Is the on-call schedule really as bad as people say?
Variable. Mature SRE organizations treat on-call as an engineering problem to be solved, not a cost to be tolerated — they invest in alerting hygiene, runbook automation, and the cultural norms that make on-call shifts boring most of the time. Less mature organizations let on-call become punishing: stale alerts, no automation, undefined escalation paths, no compensation for the time. In interviews, ask specifically about the team's on-call rotation: how often, what's the typical page volume per shift, is there compensation, what percentage of pages require active engineering versus acknowledgment? Strong SRE organizations answer these questions directly with metrics; weak ones get evasive. The honest current state is that on-call is part of the job, the pay reflects that, and the gap between best and worst on-call experiences is enormous.
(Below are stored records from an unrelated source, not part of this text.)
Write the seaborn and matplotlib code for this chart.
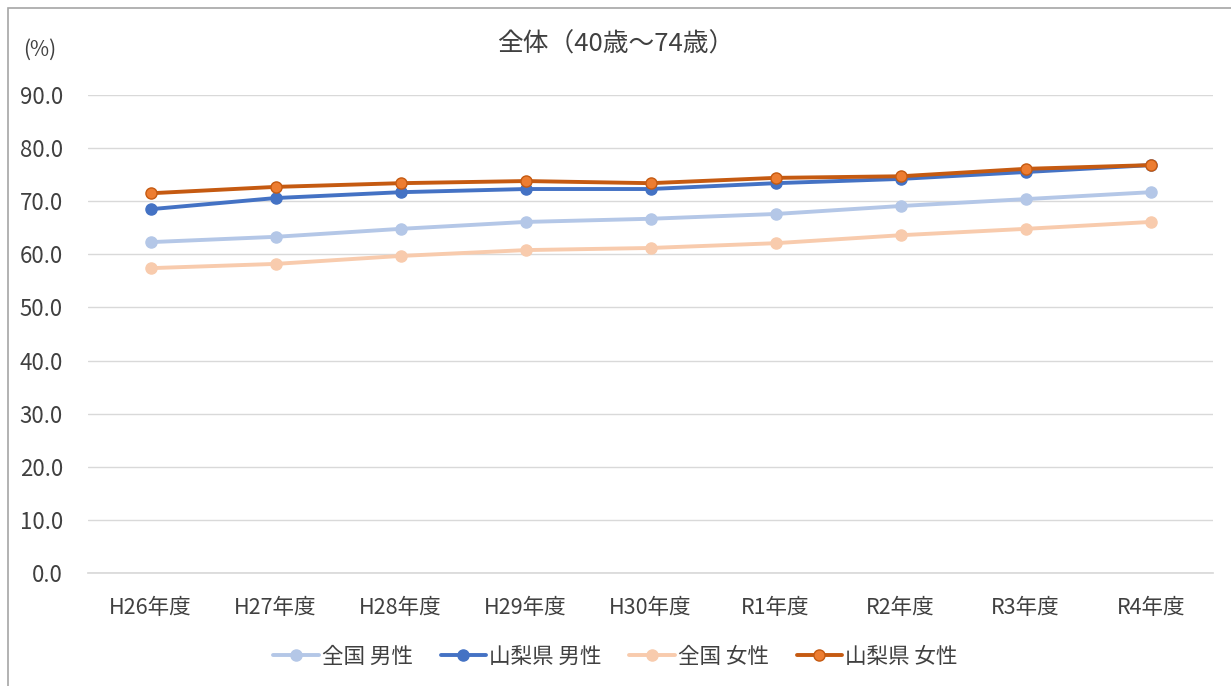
import matplotlib
matplotlib.use("Agg")
import matplotlib.pyplot as plt
import numpy as np
import pandas as pd
import seaborn as sns
from matplotlib.patches import Rectangle

years = ["H26年度", "H27年度", "H28年度", "H29年度", "H30年度", "R1年度", "R2年度", "R3年度", "R4年度"]
zenkoku_male = [62.3, 63.3, 64.8, 66.1, 66.7, 67.6, 69.1, 70.4, 71.7]
yamanashi_male = [68.5, 70.6, 71.7, 72.3, 72.3, 73.4, 74.2, 75.5, 76.8]
zenkoku_female = [57.4, 58.2, 59.7, 60.8, 61.2, 62.1, 63.6, 64.8, 66.1]
yamanashi_female = [71.5, 72.7, 73.4, 73.8, 73.4, 74.4, 74.7, 76.1, 76.8]

series_names = ["全国 男性", "山梨県 男性", "全国 女性", "山梨県 女性"]
series_values = [zenkoku_male, yamanashi_male, zenkoku_female, yamanashi_female]
line_colors = ["#b4c7e7", "#4472c4", "#f8cbad", "#c55a11"]
marker_faces = ["#b4c7e7", "#4472c4", "#f8cbad", "#ed7d31"]

sns.set_theme(style="white")
plt.rcParams["font.family"] = ["Noto Sans CJK JP", "DejaVu Sans"]

df = pd.DataFrame({
    "idx": np.tile(np.arange(len(years)), len(series_names)),
    "value": np.concatenate(series_values),
    "series": np.repeat(series_names, len(years)),
})

fig = plt.figure(figsize=(12.31, 6.86), dpi=100)
ax = fig.add_axes([0.0715, 0.1647, 0.914, 0.6968])

for name, lc, mf in zip(series_names, line_colors, marker_faces):
    sub = df[df["series"] == name]
    sns.lineplot(data=sub, x="idx", y="value", ax=ax, color=lc, linewidth=2.8,
                 marker="o", markersize=8, markerfacecolor=mf,
                 markeredgecolor=lc, markeredgewidth=1.0, label=name)

ax.set_xlim(-0.5, len(years) - 0.5)
ax.set_ylim(0, 90)
ax.set_yticks(np.arange(0, 91, 10))
ax.set_yticklabels([f"{v:.1f}" for v in np.arange(0, 91, 10)], fontsize=16, color="#404040")
ax.set_xticks(range(len(years)))
ax.set_xticklabels(years, fontsize=15.5, color="#404040")
ax.tick_params(axis="x", pad=17, length=0)
ax.tick_params(axis="y", pad=18, length=0)
ax.set_xlabel("")
ax.set_ylabel("")
ax.yaxis.grid(True, color="#d9d9d9", linewidth=1)
ax.set_axisbelow(True)
for s in ax.spines.values():
    s.set_visible(False)
ax.spines["bottom"].set_visible(True)
ax.spines["bottom"].set_color("#d9d9d9")

ax.legend(loc="center", ncol=4, frameon=False,
          fontsize=15.5, handlelength=2.1, columnspacing=1.3, handletextpad=0.15,
          labelcolor="#404040")
leg = ax.get_legend()
leg.set_bbox_to_anchor((0.5, 1 - 657 / 686), transform=fig.transFigure)

fig.text(0.5, 1 - 45 / 686, "全体（40歳～74歳）", ha="center", va="center", fontsize=18.5, color="#404040")
fig.text(40 / 1231, 1 - 50 / 686, "(%)", ha="center", va="center", fontsize=15, color="#404040")

fig.patches.append(Rectangle((8 / 1231, -0.05), 1.1, 1 - 8 / 686 + 0.05, transform=fig.transFigure,
                             fill=False, edgecolor="#a6a6a6", linewidth=1.2))

fig.savefig("out.png", dpi=100)
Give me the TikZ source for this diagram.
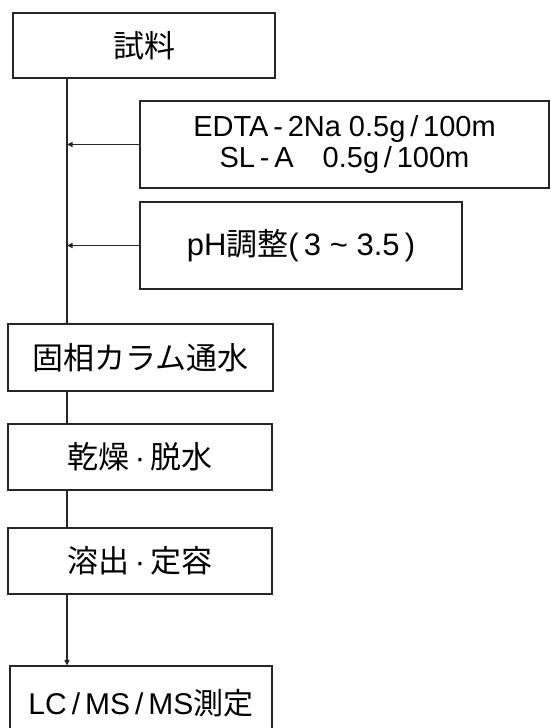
\documentclass[tikz,border=0pt]{standalone}
\usepackage{fontspec}
\setmainfont{Liberation Sans}
\newfontfamily\jp{Noto Sans CJK JP}
\usetikzlibrary{arrows.meta}
\tikzset{
  x=1pt,y=-1pt,
  boxn/.style={draw=black!85, line width=1.2pt, inner sep=0pt, align=center,
    font=\fontsize{31}{33}\selectfont},
  smallbox/.style={boxn, font=\fontsize{29}{32}\selectfont},
  conn/.style={draw=black!85, line width=1.2pt},
  arr/.style={conn, -{Triangle[length=5.5pt,width=5pt]}}
}
\begin{document}
\begin{tikzpicture}
\clip (0,0) rectangle (550,728);
\fill[white] (0,0) rectangle (550,728);
\coordinate (sp) at (67,0);
\node[boxn, minimum width=262pt, minimum height=65pt] (s1) at (144,45.5) {{\jp 試料}};
\node[smallbox, minimum width=409pt, minimum height=87pt] (b1) at (344.5,144.5)
  {EDTA\,-\,2Na 0.5g\,/\,100m\\SL\,-\,A\hspace{1em}0.5g\,/\,100m};
\node[boxn, minimum width=322pt, minimum height=87pt] (b2) at (301,245.5)
  {pH{\jp 調整}(\,3 \textasciitilde\ 3.5\,)};
\node[boxn, minimum width=265pt, minimum height=67pt] (s2) at (140.5,357.5) {{\jp 固相カラム通水}};
\node[boxn, minimum width=264pt, minimum height=66pt] (s3) at (140,457) {{\jp 乾燥}\,·\,{\jp 脱水}};
\node[boxn, minimum width=264pt, minimum height=66pt] (s4) at (140,561) {{\jp 溶出}\,·\,{\jp 定容}};
\node[boxn, minimum width=262pt, minimum height=74pt, font=\fontsize{30}{32}\selectfont] (s5) at (141,703) {LC\,/\,MS\,/\,MS{\jp 測定}};
\draw[conn] (s1.south -| sp) -- (s2.north -| sp);
\draw[arr] (b1.west) -- (b1.west -| sp);
\draw[arr] (b2.west) -- (b2.west -| sp);
\draw[conn] (s2.south -| sp) -- (s3.north -| sp);
\draw[conn] (s3.south -| sp) -- (s4.north -| sp);
\draw[arr] (s4.south -| sp) -- (s5.north -| sp);
\end{tikzpicture}
\end{document}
Coming from a sysadmin background — what's the gap to SRE?
Smaller than most people think, larger than most resumes capture. Sysadmin work and SRE work share a common foundation: production systems, troubleshooting, Linux fluency, networking. The gap is the software engineering piece — writing automation in Python or Go, using version control as primary infrastructure, reviewing teammates' code, designing systems that get deployed as code rather than configured by hand. Sysadmins who want to make the SRE jump benefit most from earning a programming credential or open-source contribution that demonstrates real engineering capability, alongside the CloudOps Associate or DevOps Engineer Professional credentials this page covers. The transition typically takes 12 to 18 months of deliberate effort. The salary uplift after the transition is usually 25 to 40%, and the work has more variety, more autonomy, and more upward trajectory than sysadmin paths typically offer.
Do SRE interview loops still require systems design and coding?
Yes — increasingly so. At top-tier employers (FAANG-class companies, fintech, infrastructure-heavy SaaS), SRE interview loops mirror software engineering loops: coding rounds in Python or Go, systems design rounds focused on reliability and scale, debugging exercises with production-like scenarios, and behavioral rounds emphasizing incident judgment. At smaller companies the bar can be lower, but the trend across the industry is toward more rigorous interviews — partly because SRE work increasingly requires code, partly because salary bands are at parity with senior software engineering. Candidates preparing for SRE interviews benefit from working through systems design materials specifically focused on reliability problems (rate limiting, distributed locking, cache coherence, idempotent retry design) in addition to the standard coding-interview prep that software engineers use.